FOR Aldona Kmiec, volunteering is in her family's blood.
"I grew up in a very busy house where everyone was always doing a lot of things in the community," she said.
Polish-born Ms Kmiec moved to Ballarat in 2010 and hasn't stopped putting her hand up since.
A photographer by trade, she has volunteered for the RSPCA taking pictures of dogs and cats up for adoption, has been on the Craft Council of Ballarat, has contributed photographs and videos to radio program ABC Open, was on the Lead On Ballarat committee before it folded last December and is heavily involved in the local and statewide Polish communities.
She is also an integral part of the Foto Biennale and arts hub Ballarat Arts Alive and recently judged original fashions for the Regional Design Awards.
Ms Kmiec is both the Leadership Ballarat Western Region and City of Ballarat cultural diversity adviser, as well as the council's multicultural ambassador.
In her spare time, she has renovated a house and set up a pop-up photography shop in Sturt Street called Big Space.
When asked why she does so much for the community, Ms Kmiec said it was simple.
"I get to talk to people. I get to know what people are doing in this part of the world.
"I learn all the time through communicating with people through words and images - and I get to work on my Australian accent!"
Cassie Lindsey works with young people both for a living and in her spare time.
As the City of Ballarat's youth strategy and development officer, Ms Lindsey works on leadership and other youth related programs.
However, she also acts an informal mentor to many of the young people she comes across in her job.
"I am very fortunate to be given the opportunities at council to work with a broad cross section of young people from our community," Ms Lindsey said.
"I find my role is similar to a sport's coach where you are someone who provides them with support, encouragement and skill development in areas of leadership and community involvement.
"This, at times, means that some young people would benefit from more than just coaching and support in a team environment but also one-on-one.
"I find that they enjoy the link between different generations, having another significant adult to call on when needed and to provide them with suggestions and ideas on how to navigate the complexes of being a young adult in Ballarat."
"These young people give me so much in return for their energy, optimism, resilience and motivation always inspires me.
"Over the 13 years, I have been working with young people I continue to be amazed by our young people and how many are continuing to give back to our community mostly unseen.
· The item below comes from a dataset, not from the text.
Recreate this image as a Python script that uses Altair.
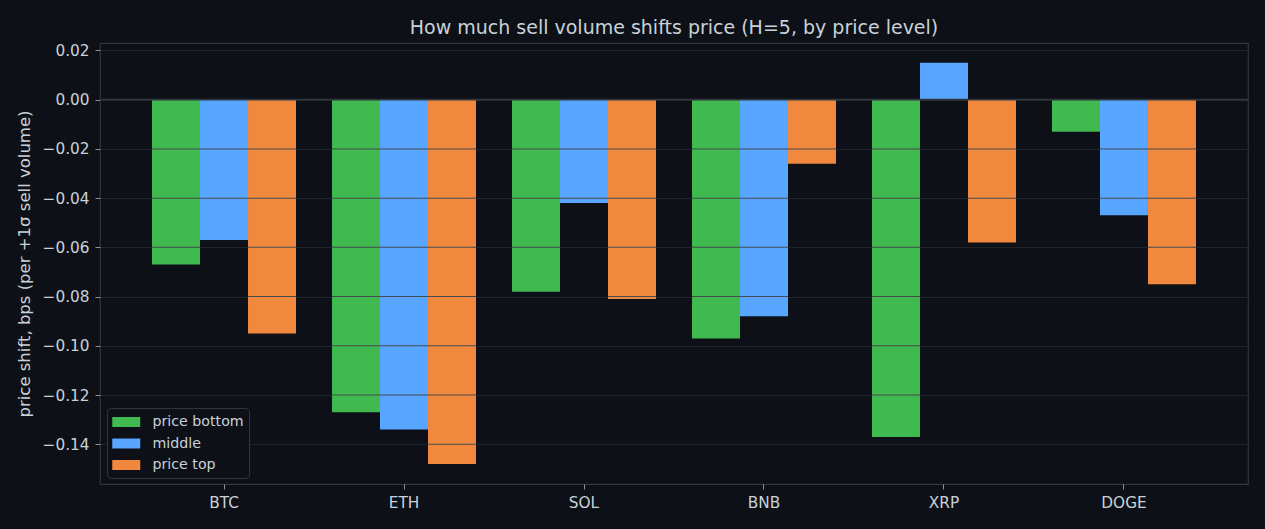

I am also seeing some from years ago now popping up in various leadership roles and hopefully the extra time and energy we give them has helped them navigate their way to fulfilment."
Rick Stephens was faced with a dilemma.
A self-employed fencing contractor, he wanted to do some volunteering that also worked around his young family.
Then about 18 months ago, he drove past the Soup Bus in action at the Civic Hall.
"I thought it would be good to get involved with something like that," Mr Stephens said.
"At that stage, I was looking for something to get involved with the community but after my little kids were in bed and it fitted the bill beautifully."
Already having a heavy vehicle licence, he just needed to get his Working With Children and police checks and he started driving the bus once every six weeks while other volunteers heated up the donated and already prepared food.
"I interact with the clients and make sure it's all going smoothly."
Mr Stephens said he found his volunteer work not only manageable but also highly rewarding.
"I feel like I'm putting something back. I would struggle to think of a time when I haven't had an interesting conversation with someone.
"There's always a surprise every shift. You get chatting to the same people over and over again, and suddenly they'll open up and share something that they are happy to talk about.
"It's mostly about listening. It's very elemental."
Mr Stephens said there were no questions asked and no judgements given at the Soup Bus.
"Whatever is there is up for grabs. Someone might drive their family up in a car but if it saves them $15 on their already over-stretched budget then that's fine. There is no questioning of it."
Solicitor Orry Pilven firmly believes the legal industry has an obligation to give back to its community.
"It's just ethical for us to do pro bono work," he said.
Mr Pilven specialises in civil law at Ballarat legal firm Saines Lucas but also gives free legal aid at the Central Highlands Community Legal Centre in Dawson Street.
It continues the volunteering work he began while studying at La Trobe University with the Melbourne Community Legal Centre.
"I've always done a lot around social justice."
Mr Pilven volunteers three hours once every six weeks and is also on the centre's committee of management.
He is also on the Ballarat and District Law Association Committee, helping organise networking events.
"I feel like I'm giving a little bit back. I enjoy helping people.
"It's also rewarding because I'm working in areas I wouldn't normally be exposed to."
All four volunteers are also graduates of the Leadership Ballarat and Western Region program, which Mr Stephens described as a "close examination of your own community".
"I loved it. For me, having my own business, any personal development was difficult to pull off," he said.
"I met all sorts of people and it was a fantastic group."
Mr Pilven agreed. "It's a great program and there are great friendships you make".